“I love this body of mine that has lived a life…
I love the lunar curve of my hips
shaped by various pregnancies,
the great curling wave of my buttocks,
my legs and feet, on which the temple stands.” ~ Daisy Zamora
I never saw myself as a 200-plus pound old woman, barely able to move, with huge pillows of fat bubbling out everywhere.
When I ran all those marathons and lifted all those weights and shunned all those French fries and ice cream, I too had a secret hope that doing all that would help me keep my figure as I grew older.
My hope didn’t come true though.
Other things happened.
And like getting sick and my body having to deal with a systemic poisoning that crushed every natural response to every natural thing I did to heal it. My nervous system became too jittery for me to sleep, my digestive system too weak to digest food, and my organs and muscles and even my brain going into a “Holy Crap This Thing Could Kill Us” coma just to stay alive.

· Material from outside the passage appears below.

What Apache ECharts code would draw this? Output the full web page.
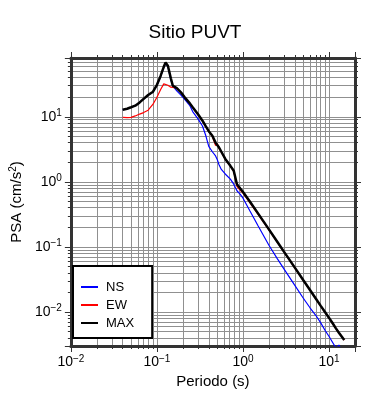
<!DOCTYPE html>
<html><head><meta charset="utf-8">
<script src="https://cdn.jsdelivr.net/npm/echarts@6/dist/echarts.min.js"></script>
<style>html,body{margin:0;padding:0;background:#fff}#c{width:390px;height:400px}</style>
</head><body><div id="c"></div>
<script>
const titleText = 'Sitio PUVT';
const xName = 'Periodo (s)';
const yName = 'PSA (cm/s{sup|2})';
const seriesNames = ['NS', 'EW', 'MAX'];
const seriesColors = ['#0000ff', '#ff0000', '#000000'];
const xRange = [0.01, 20];
const yRange = [0.003, 80];

const periods = [0.04, 0.045, 0.05, 0.056, 0.063, 0.07, 0.079, 0.09, 0.1, 0.11, 0.12, 0.126, 0.134, 0.145, 0.153,
  0.17, 0.19, 0.21, 0.24, 0.26, 0.3, 0.338, 0.37, 0.4, 0.44, 0.48, 0.5, 0.525, 0.56, 0.625, 0.713, 0.78, 0.85, 0.93,
  1.0, 1.2, 1.5, 2.0, 2.5, 3.0, 4.0, 5.0, 6.0, 7.0, 8.0, 9.0, 10.0, 11.0, 12.0, 13.0, 14.0, 15.0];
const ns = [12.8, 13.3, 14.0, 14.8, 16.6, 18.8, 21.4, 24.0, 30.5, 41.0, 57.0, 66.0, 59.0, 37.0, 29.5,
  25.0, 21.5, 18.5, 15.0, 12.0, 9.3, 7.2, 5.1, 3.5, 2.9, 2.5, 2.23, 1.85, 1.55, 1.31, 1.1, 0.92, 0.73, 0.64,
  0.56, 0.36, 0.21, 0.106, 0.066, 0.0455, 0.0256, 0.0164, 0.0116, 0.0089, 0.0068, 0.0052, 0.0042, 0.0034, 0.0028, 0.0031, 0.0026, 0.0023];
const ew = [9.8, 9.7, 9.8, 10.3, 11.0, 11.6, 12.6, 15.6, 20.0, 26.0, 32.0, 33.0, 30.5, 28.5, 28.3,
  27.6, 23.7, 19.8, 16.2, 14.0, 10.8, 8.6, 7.0, 6.0, 5.0, 3.6, 3.9, 3.3, 2.85, 2.2, 1.74, 1.45, 0.85, 0.74,
  0.67, 0.48, 0.315, 0.183, 0.118, 0.083, 0.0475, 0.0308, 0.0216, 0.016, 0.0123, 0.0098, 0.008, 0.0066, 0.0056, 0.0048, 0.0042, 0.0037];
const mx = [12.8, 13.3, 14.0, 14.8, 16.6, 18.8, 21.6, 24.3, 31.0, 42.0, 58.5, 68.0, 61.0, 39.0, 30.0,
  27.6, 23.7, 19.9, 16.2, 14.0, 10.9, 8.7, 7.1, 6.0, 5.1, 4.0, 4.1, 3.4, 2.9, 2.23, 1.76, 1.48, 0.92, 0.79,
  0.70, 0.50, 0.325, 0.186, 0.120, 0.084, 0.048, 0.031, 0.0218, 0.0161, 0.0124, 0.0099, 0.0081, 0.0067, 0.0056, 0.0048, 0.0042, 0.0037];

const FONT = 'Liberation Sans';
const frame = '#333333';
const gridCol = '#909090';

function expLabel(v) {
  const e = Math.log10(v);
  const r = Math.round(e);
  if (Math.abs(e - r) > 1e-6) return '';
  return '{b|10}{s|' + (r < 0 ? '\u2212' + (-r) : String(r)) + '}';
}
const labelRich = {
  b: { fontSize: 14, color: '#000', fontFamily: FONT },
  s: { fontSize: 10, color: '#000', fontFamily: FONT, padding: [0, 0, 7, 0] }
};

function axisBase(pos, main) {
  return {
    type: 'log', logBase: 10, position: pos,
    axisLine: { show: true, onZero: false, lineStyle: { color: frame, width: 3 } },
    axisTick: { show: true, inside: false, length: 6, lineStyle: { color: frame, width: 1 } },
    minorTick: { show: true, splitNumber: 9, length: 3, lineStyle: { color: frame, width: 1 } },
    splitLine: { show: main, lineStyle: { color: gridCol, width: 1 } },
    minorSplitLine: { show: main, lineStyle: { color: gridCol, width: 1 } },
    axisLabel: main ? { show: true, formatter: expLabel, rich: labelRich, showMinLabel: true, showMaxLabel: false } : { show: false }
  };
}

const xMain = Object.assign(axisBase('bottom', true), {
  min: xRange[0], max: xRange[1],
  name: xName, nameLocation: 'middle', nameGap: 28,
  nameTextStyle: { fontSize: 15, color: '#000', fontFamily: FONT }
});
xMain.axisLabel.margin = 8;
const xTop = Object.assign(axisBase('top', false), { min: xRange[0], max: xRange[1] });
const yMain = Object.assign(axisBase('left', true), {
  min: yRange[0], max: yRange[1],
  name: yName, nameLocation: 'middle', nameGap: 37, nameRotate: 90,
  nameTextStyle: { fontSize: 15, color: '#000', fontFamily: FONT,
    rich: { sup: { fontSize: 10, color: '#000', fontFamily: FONT, padding: [0, 0, 7, 0] } } }
});
yMain.axisLabel.margin = 9;
yMain.axisLabel.showMinLabel = false;
const yRight = Object.assign(axisBase('right', false), { min: yRange[0], max: yRange[1] });

function pairs(vals) { return periods.map((t, i) => [t, vals[i]]); }
const allVals = [ns, ew, mx];
const widths = [1.2, 1.2, 2.5];

const chart = echarts.init(document.getElementById('c'), null, { renderer: 'canvas' });
chart.setOption({
  animation: false,
  backgroundColor: '#fff',
  title: {
    text: titleText, left: 'center', top: 23, padding: [0, 0, 0, 32],
    textStyle: { fontSize: 19, fontWeight: 'normal', color: '#000', fontFamily: FONT }
  },
  grid: { left: 67, right: 35, top: 58, bottom: 54, containLabel: false },
  xAxis: [xMain, xTop],
  yAxis: [yMain, yRight],
  legend: {
    orient: 'vertical', left: 73, top: 266,
    padding: [13, 18, 7, 8],
    itemWidth: 17, itemHeight: 2, itemGap: 2,
    backgroundColor: '#fff', borderColor: '#000', borderWidth: 2, borderRadius: 0,
    textStyle: { fontSize: 13, lineHeight: 16, color: '#000', fontFamily: FONT, padding: [0, 0, 0, 3] },
    data: seriesNames.map((n) => ({ name: n, icon: 'rect' }))
  },
  series: seriesNames.map((n, i) => ({
    name: n, type: 'line', xAxisIndex: 0, yAxisIndex: 0,
    data: pairs(allVals[i]), showSymbol: false, symbol: 'none',
    lineStyle: { color: seriesColors[i], width: widths[i] },
    itemStyle: { color: seriesColors[i] },
    z: 2 + i, clip: true
  }))
});
</script></body></html>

My body became a stranger to me and I desperately wanted to know her again, to draw her near instead of continually rejecting her.
Then I saw that the well-known photographer Jade Beall was looking for models for her “Elder Bodies Project.”
I was intrigued. I had modeled 15 years before when I was in my 60s.
“Maybe modeling again would be a good thing,” I thought.
It turned out it was.
The day after the shoot, there were pictures of me with nary a thread of clothing covering that same 200-plus pound body on Beall’s Facebook page. Among the hundreds of positive responses, one of the commenters said she had hoped to do “better” when she was my age.
I wanted to tell her that I had wanted to do “better” when I was my age, too. But then I thought, better at what exactly? Better at how much I weighed? At how wrinkled I was? Or worse, better in comparison to someone else’s body?
The photoshoot answered my questions.
For almost an hour the camera would go “click,” “click” and the photographer would say, “Wonderful!” “More!” And I realized I didn’t have to do better. I was fine exactly as I was.
My body had been fighting for her life for four years and it had cost her. It had cost her gracefulness and comfort and mobility and balance. It also showed on her. It showed in even more sagging, even more wrinkles and dimpling, and in an even greater accumulation of fat—everywhere.
“Who are you?” I would ask when I saw her in the mirror all those mornings when I was getting dressed. Who was this dimpled, wrinkled body that used to run marathons and lift weights and walk five miles a day?
I no longer knew her and at the same time that she was fighting to stay alive, I was grieving for who she had been.
“Welcome back, you glorious body,” I whispered inside myself during the shoot. “You’ve been gone a long time.”
I was so glad to see her and to really look at her. She was the keeper of my secrets, the teller of my stories, and the witness to my struggles. She was my body, the friend of my life.
“Thank you for all you’ve given me,” I whispered intimately to my fat, stiff, kind-of-ugly, beautiful body. “Thank you for being exactly as you are.”
Goodbye forever to “doing better.” Hello, acceptance.